I usually leave the front door open so the cats can come in and out, but today I'd opened the back door too, for the free flow of fresh cool air. That door opens directly on the kitchen. That door also is located in what Feng Shui books call the prosperity corner of my home, and that door is how Daytime Possum came to be in the kitchen. Long story short, someone ate Tsavo's food, Tiger finally cornered his nemesis Daytime Possum somewhere and then walked away triumphantly, and amused-concerned me was left to fret upon the opportunity to enact another successful possum encounter outcome.
Upon a previous such opportunity, when a possum was under our bed one night, I'd re-opened the back sliding glass door, where the possum had entered, built a makeshift walled maze out of turned-sideways chairs, boxes, and other furniture that led from the bed to the open door, and then prodded the possum gently out from the bed with a broom. Amazingly, it went all the way through the maze, bouncing off the walls like a pinball, and exited onto the deck. The glass door was closed, possum stared at us through the glass with its big white possum face, and that, my friends, was that.
Today was a similar relief, but it involved me standing on the kitchen counter, a seven-foot sycamore branch walking stick, and a very stubborn possum that was every bit as reluctant to give up a good free food source as any one of us would be. Even after I'd persevered in prodding it into the middle of the kitchen, with possum all the while hissing maniacally and opening its jaws to bare its sharp and gnashing teeth, it still kept heading away from the back door toward the living room. Finally it felt prodded enough to give up and exit the way it had come in. For all the frightening rows of teeth and harrowing hiss, possums are pretty good-natured, ergo playing possum is still their best defense. What better 'good sport' could nature provide?

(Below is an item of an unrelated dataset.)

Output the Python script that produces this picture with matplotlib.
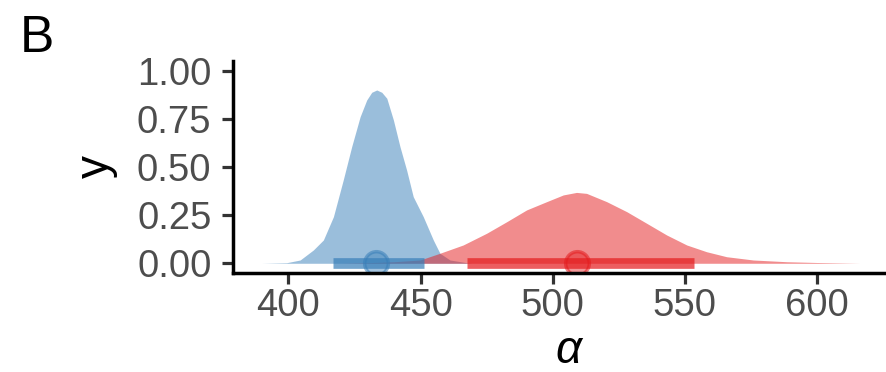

Later that night, when I told my wife about the newest possum encounter, she laughed with special insight, because shortly after all the poking and prodding and its reluctant exit, she'd seen possum shambling by our other cabin a bit quicker than usual and apparently agitated, perhaps even disgruntled, as compared with its usual lackadaisical amiable amble. Still though, it's likely Daytime Possum had been the beneficiary of Tsavo's tasty canned salmon, duck, and chicken. Even if not, it did escape any real harm and escaped causing any as well. For those reasons, Daytime Possum from henceforth will be known around these parts as Prosperity Possum, and there's a lot to go around, to be honest about it.